Mr Foy said the combination with Star2Star would position the company on the global stage and strengthen its ability to invest locally.

“It positions us very well to compete with the giants in the space,” he said, adding that the next phase “will be very focused on the international development of the group”.

This will likely mean further growth for the company’s Irish operation. Blueface employs 70 people at its Dublin docklands location, but the deal will see it add a “significant” number of new hires, Mr Foy said.

Mr Foy did not disclose his stake in the new company. Another investor, Lord Edward Iveagh, an heir to the Guinness fortune, backed the 2011 management buyout of the company, and remains invested.

Other backers include Irish serial tech entrepreneur Dylan Collins and Enterprise Ireland.
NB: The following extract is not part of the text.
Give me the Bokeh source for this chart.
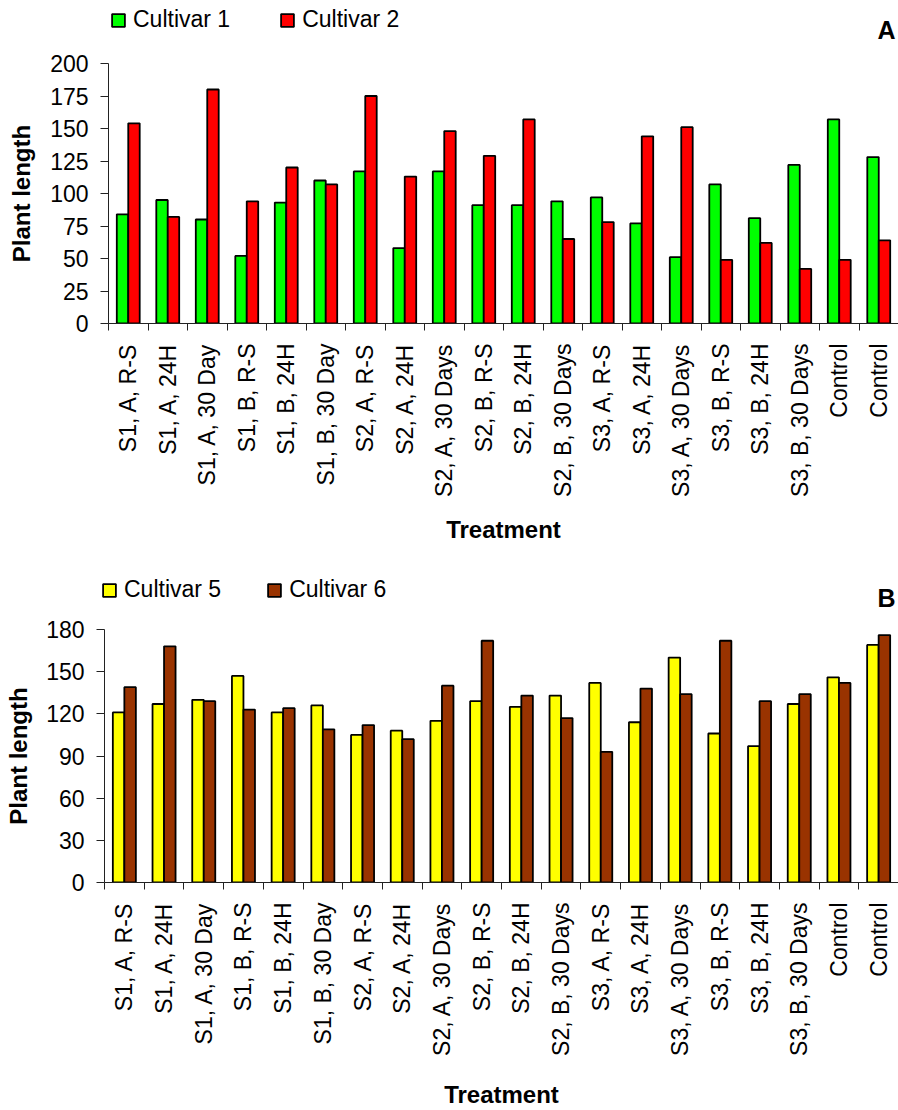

“The company has been very successful and we are sure that they will continue to grow in Ireland on the back of this,” said John MacNamara, manager of software and digital technologies at Enterprise Ireland.

BDO fund

One investor that has exited is the BDO Development Capital Fund. Blueface received €10 million in investment from fund to support its international expansion back in March of this year, and the fund has now exited, selling its shares as part of the merger. While Andrew Bourg, a partner with BDO did not disclose the return on investment, he said it was “significant”.

“We were delighted to be involved, even if it was shorter than imagined,” he said.

Since its launch in March 2014, BDO’s fund, which includes Bank of Ireland, Glanbia and CRH among its corporate partners, has performed strongly, returning 250 per cent on its investment in Version1, which it exited back in April 2017, and a similar gain on Lifes2Good, which was sold for €150 million in January 2017.

The €75 million fund is still invested in nine companies, including Multihog and Netwatch, and is currently looking to allocate less than a third of its value in a future pipeline of companies.

Such is the level of interest that Bourg says it is considering the launch of another €75 million BDO Development Capital Fund II later this year.